In the last decades, various studies have demonstrated that plants serve as reservoirs for innumerable microorganisms known as endophytes; these microorganisms live in the host plant at least for one period of their life cycle, without causing apparent harm to them (Petrini, 1991; Bacon and White, 2000). Even with the existence of uncountable epiphytic and soil microorganism, diverse studies have shown the potential of endophytes as a promising source of natural products for the discovery of a variety of different classes of bioactive molecules to be applied in medicine, industry and Agriculture (Schulz et al., 2002; Joseph and Priya, 2011). Investigations have shown that the search for microorganisms of biotechnological interest based in the ethno botanical pharmacology represents an alternative to discover new microorganisms and bioactive molecules (Li et al., 2005, Qin et al; 2011). Based on these principles, the bio prospection of microorganisms isolated from new ecological niches constitutes an important strategy for obtaining more efficient and less toxic antibiotics, which may ultimately control pathogenic bacteria that are resistant to the diverse antibiotics commonly used in current time (Appelbaum and Jacobs, 2005).
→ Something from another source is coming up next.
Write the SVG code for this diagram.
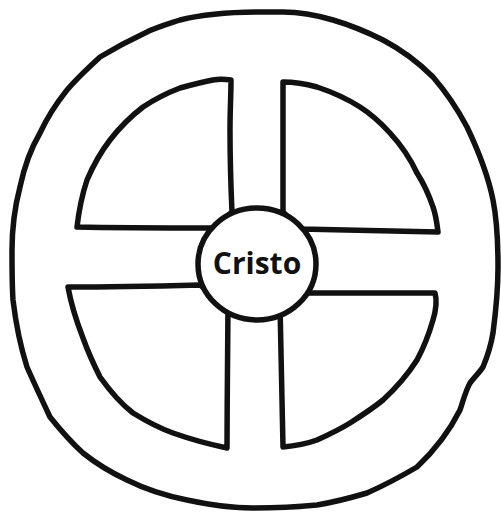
<svg xmlns="http://www.w3.org/2000/svg" width="501" height="512" viewBox="0 0 501 512">
<style>
.ln{fill:#fff;stroke:#111;stroke-width:5.5;stroke-linejoin:round;stroke-linecap:round}
.lbl{font-family:"Open Sans","Liberation Sans",sans-serif;font-weight:bold;font-size:30px;fill:#111;text-anchor:middle}
</style>
<rect width="501" height="512" fill="#fff"/>
<g id="outer">
<path class="ln" d="M260,12 C230,12 200,15 180,20 C165,25 155,28 147,32 C130,40 115,48 100,57 C88,68 77,78 67,90 C55,105 47,118 40,133 C30,150 24,168 20,187 C14,210 12,230 12,250 C12,270 12,285 13,300 C16,325 20,345 27,367 C35,385 42,400 50,417 C62,432 72,443 83,453 C98,465 112,473 127,480 C147,490 167,496 187,500 C210,505 232,508 253,508 C275,508 297,507 317,505 C335,502 350,498 367,493 C385,485 400,477 417,467 C435,450 450,430 460,410 C464,398 466,390 470,383 C476,375 480,372 483,367 C488,355 491,345 493,333 C496,310 498,290 498,267 C498,240 497,220 493,200 C488,175 478,150 467,127 C458,110 446,92 433,77 C418,62 402,50 383,40 C367,32 350,25 333,20 C316,15 300,12 283,12 Z"/>
</g>
<g id="quadrant-tl">
<path class="ln" d="M231,80 C224,79 218,79 213,80 C202,82 191,85 180,88 C167,93 155,99 143,107 C130,117 120,127 110,140 C100,153 93,166 87,180 C82,195 79,210 77,227 C120,228 165,228 215,228 L232,212 C231,190 230,160 230,130 C230,110 231,95 231,80 Z"/>
</g>
<g id="quadrant-tr">
<path class="ln" d="M283,82 C295,82 306,84 317,87 C332,92 346,98 360,107 C371,114 381,123 390,133 C401,145 410,158 417,173 C424,184 429,195 433,207 C436,215 437,224 438,232 C400,231 350,230 300,229 L283,212 C283,170 283,125 283,82 Z"/>
</g>
<g id="quadrant-bl">
<path class="ln" d="M200,285 C160,286 110,287 68,287 C71,304 76,320 83,338 C88,352 94,365 100,377 C110,391 120,403 133,413 C146,421 159,428 173,433 C190,439 208,444 227,448 C227,400 228,350 228,305 Z"/>
</g>
<g id="quadrant-br">
<path class="ln" d="M300,293 C345,293 390,293 435,293 C437,300 436,310 433,320 C429,334 424,347 417,360 C408,374 396,388 383,400 C372,409 361,416 350,423 C339,430 328,435 317,440 C306,444 295,446 283,447 C282,405 281,360 280,305 Z"/>
</g>
<g id="cristo">
<ellipse class="ln" cx="257" cy="264" rx="59" ry="56"/>
<text class="lbl" x="257" y="274">Cristo</text>
</g>
</svg>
The use of the plant to treat diseases continue to play a key role in health care. According to the World Health Organization (WHO), 80% of the developing world’s rural population depends on traditional medicines for its primary healthcare needs (Bannerman et al; 1993). In some African countries such as Ghana, Mali, Nigeria and Zambia, the first line treatment for 60% of the children with high fever resulting from malaria is the use of herbal medicines at home (WHO, 2003). In these societies, the tradition of collecting, processing, and applying plants and plant-based medications have been handed down from generation to generation. Traditional Medicine, with medicinal plants as their most important components are sold in market places and prescribed by traditional healers in their homes (VonMaydell, 1996).

The development of resistance to most of the available antimicrobial agents and the high costs of treatment consequent upon this resistance has necessitated a search for new, safe, efficient and affective agents for the management of infection (Okwu and Uchenna, 2009). These research for new effective agents against infectious diseases and other diseases such as cancers, diabetes, cardio-vascular, neurological, respiratory disorders, among others; has led to increased interest in existing information about the remedies of these diseases from natural sources, principally the plants (Karou et al., 2007; Ouattara et al., 2007). Because of this strong dependence on plants as medicines, ethno pharmacological studies have been conducted to determine their safety and efficacy and on the other hand to find out new active principles from plants (Zongo et al., 2010; Ouattara et al., 2011).

Herbal medicine is now globally accepted as a valid alternative system of therapy in the form of pharmaceuticals, functional foods, a trend recognised and advocated by the World Health Organisation (WHO, 2003). Various studies around the world, especially in Europe, have been initiated to develop scientific evidence-based rational herbal therapies. Though ancient medical treatises have remained largely undocumented as the knowledge of their use are mainly being passed down from generation by word of mouth. New plants sources of medicine are also being discovered (WHO, 2003).

Herbal medicine can be valuable to modern medicine in many ways. Plants in the tropics are often used as direct source of drugs, e.g. the alkaloid tubercurarine (I), is used as muscle relaxant in surgery, and till date chemists are unable to produce it synthetically, although its analogue atracurium besylate (II) was syntheses (WHO, 2003).

In medicine, trees of the genus Cinchona are of great interest because of their alkaloids, the most familiar being quinine, (III) the first effective agent in treating malaria (WHO, 2003).